Using the Head-to-Tail Method

One of the most popular ways to add forces together is called the head-to-tail method. Here’s how it works: you take each force and arrange them so the tail of one vector touches the head of the next. Then, you can draw a new arrow from the start of the first vector to the end of the last one. This new arrow shows the overall force that combines all the other forces.

For example, let’s say we have two forces, $F_1$ and $F_2$:

1. $F_1$ = 50 N pointing at a 30° angle from the horizontal line.
2. $F_2$ = 30 N pointing at a 120° angle from the horizontal line.

In a drawing, you would first put $F_1$ horizontally and then place $F_2$ starting at the head of $F_1$, at its angle. This way, you can see the overall force, labeled $R$.

Finding the Resultant Force

To find out how strong the resultant force is, you can measure the length of the resultant arrow you just drew. Remember to use the same scale you used for the original forces. Keeping the scale the same helps ensure your results are accurate. Once you have measured the length, you can convert that back into force using your scale.

Calculating Angles

Next, to find the angle of this resultant force compared to the horizontal direction, you can use some simple math. If we call the angle of the resultant force $\theta$, you can find it using the tangent function. It’s written like this:

$$\tan(\theta) = \frac{\text{Opposite}}{\text{Adjacent}}$$

In this case, the 'Opposite' is how tall the resultant vector is, and the 'Adjacent' is how long it is horizontally.

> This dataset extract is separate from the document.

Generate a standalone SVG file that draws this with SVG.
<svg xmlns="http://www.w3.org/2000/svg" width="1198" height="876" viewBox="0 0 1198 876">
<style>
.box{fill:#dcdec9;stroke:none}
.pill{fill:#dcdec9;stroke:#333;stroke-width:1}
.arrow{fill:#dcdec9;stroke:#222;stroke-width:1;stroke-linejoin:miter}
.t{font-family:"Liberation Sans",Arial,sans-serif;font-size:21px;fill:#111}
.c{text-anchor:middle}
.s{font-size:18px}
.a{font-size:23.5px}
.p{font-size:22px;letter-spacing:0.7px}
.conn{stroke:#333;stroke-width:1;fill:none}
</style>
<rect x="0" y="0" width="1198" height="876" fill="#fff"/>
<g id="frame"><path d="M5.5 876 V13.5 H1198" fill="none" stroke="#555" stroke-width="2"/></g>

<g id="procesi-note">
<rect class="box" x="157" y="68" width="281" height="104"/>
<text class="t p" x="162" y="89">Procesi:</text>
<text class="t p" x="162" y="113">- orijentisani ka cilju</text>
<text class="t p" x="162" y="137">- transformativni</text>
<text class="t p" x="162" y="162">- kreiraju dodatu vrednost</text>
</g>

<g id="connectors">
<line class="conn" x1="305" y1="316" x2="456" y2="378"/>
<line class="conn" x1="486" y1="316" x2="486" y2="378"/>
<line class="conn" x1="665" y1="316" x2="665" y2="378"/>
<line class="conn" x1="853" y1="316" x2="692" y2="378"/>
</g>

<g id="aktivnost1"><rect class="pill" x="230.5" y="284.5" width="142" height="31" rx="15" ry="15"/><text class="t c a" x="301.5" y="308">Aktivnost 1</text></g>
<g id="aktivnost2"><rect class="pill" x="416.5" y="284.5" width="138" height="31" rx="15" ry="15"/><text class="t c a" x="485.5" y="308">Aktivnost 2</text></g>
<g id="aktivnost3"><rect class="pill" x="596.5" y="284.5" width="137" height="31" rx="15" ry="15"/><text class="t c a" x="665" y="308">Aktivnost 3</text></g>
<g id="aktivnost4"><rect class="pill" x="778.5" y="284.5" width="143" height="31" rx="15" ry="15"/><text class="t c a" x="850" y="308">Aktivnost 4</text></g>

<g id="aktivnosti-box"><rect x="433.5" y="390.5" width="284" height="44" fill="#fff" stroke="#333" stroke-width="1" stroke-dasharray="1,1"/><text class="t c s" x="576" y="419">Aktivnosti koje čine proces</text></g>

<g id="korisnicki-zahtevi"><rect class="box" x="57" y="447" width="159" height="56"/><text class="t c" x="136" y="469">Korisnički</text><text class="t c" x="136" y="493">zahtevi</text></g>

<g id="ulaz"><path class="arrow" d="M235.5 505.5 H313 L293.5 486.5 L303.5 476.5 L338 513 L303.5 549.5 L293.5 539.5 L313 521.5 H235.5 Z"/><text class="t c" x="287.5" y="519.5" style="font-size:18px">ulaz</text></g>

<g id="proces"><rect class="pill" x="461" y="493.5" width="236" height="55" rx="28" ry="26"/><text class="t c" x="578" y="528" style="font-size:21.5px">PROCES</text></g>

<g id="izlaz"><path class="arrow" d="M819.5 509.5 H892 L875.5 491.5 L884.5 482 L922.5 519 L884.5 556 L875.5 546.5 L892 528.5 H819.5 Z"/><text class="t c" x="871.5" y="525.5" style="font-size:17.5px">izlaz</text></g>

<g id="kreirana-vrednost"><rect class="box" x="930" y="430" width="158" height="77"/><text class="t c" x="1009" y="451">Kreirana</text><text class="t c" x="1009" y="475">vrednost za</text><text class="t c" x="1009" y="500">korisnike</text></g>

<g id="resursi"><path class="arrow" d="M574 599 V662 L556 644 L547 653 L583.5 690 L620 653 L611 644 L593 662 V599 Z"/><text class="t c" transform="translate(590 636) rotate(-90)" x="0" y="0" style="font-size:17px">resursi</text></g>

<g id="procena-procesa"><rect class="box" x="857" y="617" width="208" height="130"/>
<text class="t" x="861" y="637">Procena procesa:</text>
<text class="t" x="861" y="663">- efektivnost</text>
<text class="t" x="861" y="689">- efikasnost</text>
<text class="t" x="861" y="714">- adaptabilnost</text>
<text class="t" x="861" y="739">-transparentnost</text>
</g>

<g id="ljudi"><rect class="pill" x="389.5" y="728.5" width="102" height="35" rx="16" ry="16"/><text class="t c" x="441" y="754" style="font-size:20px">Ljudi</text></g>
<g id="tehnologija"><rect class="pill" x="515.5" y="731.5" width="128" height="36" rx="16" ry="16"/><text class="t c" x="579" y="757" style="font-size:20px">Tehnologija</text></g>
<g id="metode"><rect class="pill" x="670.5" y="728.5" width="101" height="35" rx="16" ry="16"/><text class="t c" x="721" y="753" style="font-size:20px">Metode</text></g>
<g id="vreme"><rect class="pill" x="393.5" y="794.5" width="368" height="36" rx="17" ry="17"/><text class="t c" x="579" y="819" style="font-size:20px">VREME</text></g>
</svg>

Benefits of Graphical Methods

Some advantages of using graphical methods to look at forces in 2D include:

• Clear Visuals: Drawing the vectors helps you see how the forces work together.
• Easier Understanding: Many students find it simpler to grasp vector addition by looking at a drawing instead of just doing calculations.
• Quick Results: For straightforward problems, graphical methods can give answers quickly without complicated math.

Limitations

However, graphical methods do have some downsides:

• Accuracy Issues: Using a ruler can lead to mistakes, which makes it not great for problems that need high precision.
• More Complexity: If there are a lot of forces, drawing them can get confusing and messy.
• Difficult Problems: If the forces don’t meet at one point, then the graphical method might not work well, and you would need to use math techniques instead.

In short, graphical methods are a helpful way to analyze forces in 2D that let you easily understand how different forces interact. By drawing vectors correctly using the head-to-tail method and measuring the resultant carefully, you can find both the strength and direction of the forces. Even though there are some limits to this method, such as its accuracy and how it can become complicated, it’s great for providing clarity and a better understanding of the concepts, especially in college-level studies.